Later, Lenny disappears, so Bart and Lisa search for him and Bart gets him down from a tree. Lisa is impressed, but Bart is mad that he must do the manual labor while Lisa only sends money. At home, Homer is taken by Senior Protective Services because Lisa filed a complaint earlier which further angers Bart.

Homer is being transferred to Florida, which is now a prison for seniors. Overwhelmed, Lisa goes to the attic and discovers a video made by Marge, who tells Bart and Lisa she hopes that they are depending on each other. They reconcile and go to rescue Homer. They find the senior transport bus and play the sound of water running to force the bus to stop at a restroom. They take Homer and bring him home where they watch a reboot of The Itchy & Scratchy Show.

In Heaven, Marge is watching them happily, before it is revealed she is in a relationship with a deceased Ringo Starr.

During the credits, footage of the points where Itchy kills Scratchy are shown.

==Production==
Writer Tim Long wrote the premise of Bart and Lisa drifting apart based on his own relationship with his sister. Originally, the flash forward would feature Bart and Lisa as teenagers, but executive producer Matt Selman suggested a longer time jump and Marge's death. Long also wanted to do a parody of the scene from the 1999 Pixar film Toy Story 2 featuring Sarah McLachlan's song "When She Loved Me" due to the emotional impact of it on the audience that he observed in the theater. He wanted the parody to feature Itchy and Scratchy but noted the difficulty of writing Itchy & Scratchy cartoons because the ones featured in the past decade were primarily movie parodies. Another writer on the show who was a parent suggested having babies be the reason Bart and Lisa stop watching Itchy & Scratchy.

During the flashback to before Maggie was born, the framed photo of Maggie is shown as usual on the living room wall. This same continuity error appeared in the season six episode "And Maggie Makes Three."

Starting with this episode, Kelly Macleod began voicing the character of Milhouse Van Houten.

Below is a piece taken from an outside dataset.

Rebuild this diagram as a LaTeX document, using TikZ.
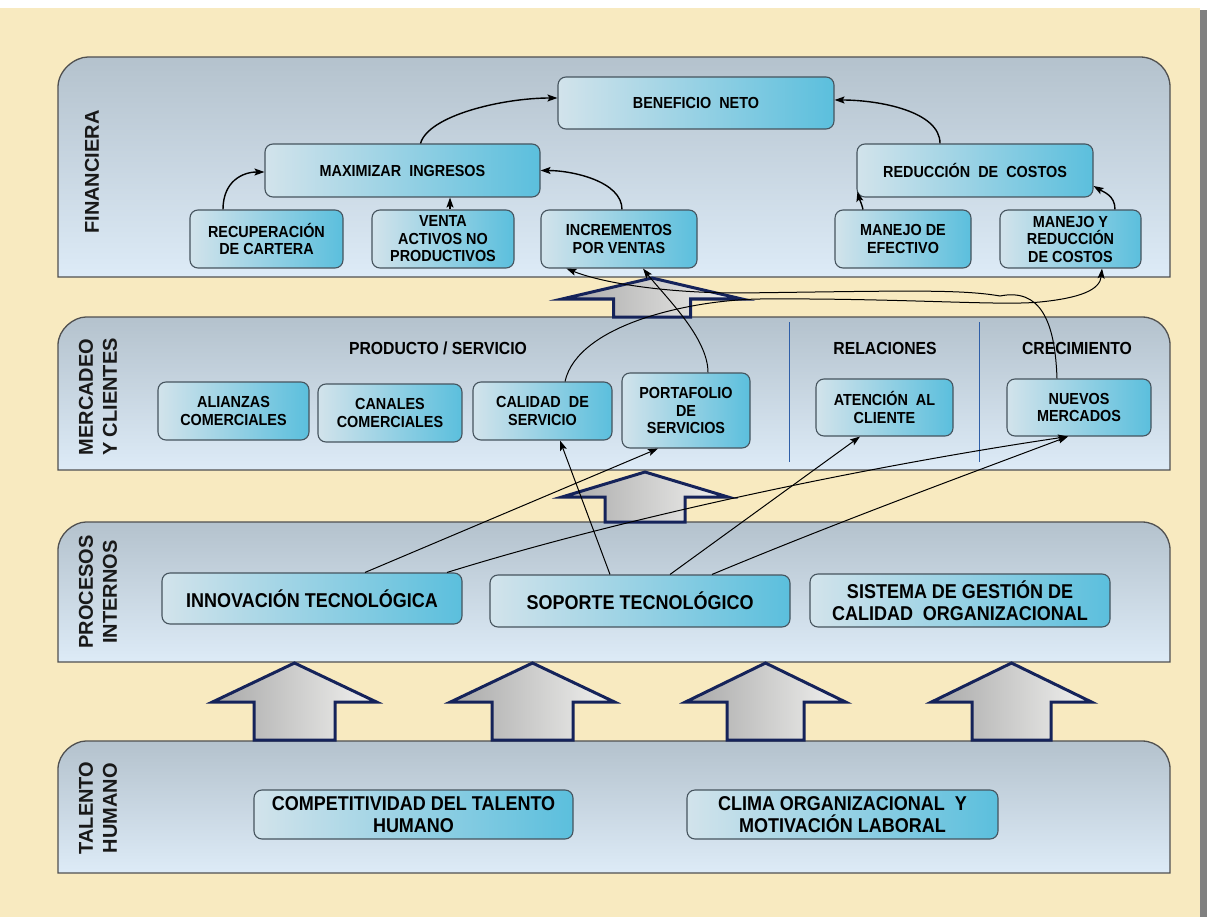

Macleod previously appeared as a different character in the thirty-third season episode "Bart the Cool Kid".

Zooey Deschanel guest starred as Quirk Girl and Max Greenfield guest starred as Schultz. Deschanel previously appeared on the series as Mary Spuckler. Singer Sarah McLachlan appeared as herself.

==Cultural references==
Zooey Deschanel and Max Greenfield's characters are parodies of their characters from the television series New Girl, which aired on Fox.

Bart is seen watching a show on a tablet titled Screaming Friends, a parody of Adult Swim's Smiling Friends. Series creators Michael Cusack and Zach Hadel responded positively to the parody.

==Reception==
===Viewing figures===
The episode earned a 0.13 rating and was watched by 0.54 million viewers, which was the second-most watched show on Fox that night. It is the lowest viewed episode of the series.

===Critical response===
John Schwarz of Bubbleblabber gave the episode a 7 out of 10. He thought the episode showed that episodes set in the future were no longer special. He also thought the Itchy & Scratchy premise and reboot reflected on what the series is now trying to do with its long run. Mike Celestino of Laughing Place thought the episode was "a really solid outing". He highlighted the Toy Story 2 parody and the guest stars.

Marisa Roffman of Give Me My Remote thought the episode was "surprisingly touching" and liked that The Itchy & Scratchy Show was used as the cause of the drift. Nick Valdez of Comicbook.com ranked the episode number 1 on his list of all the episodes of the season. He considered it one of the best episodes in a long time as "Not only does it give new emotional context to Bart and Lisa's love for The Itchy & Scratchy Show, but it also adds another layer with Marge, who loves watching her two kids bond." He concluded, "It's such a great end to the season that it could almost serve as a grand finale for the series. But for now, The Simpsons will continue to air at least until Season 40."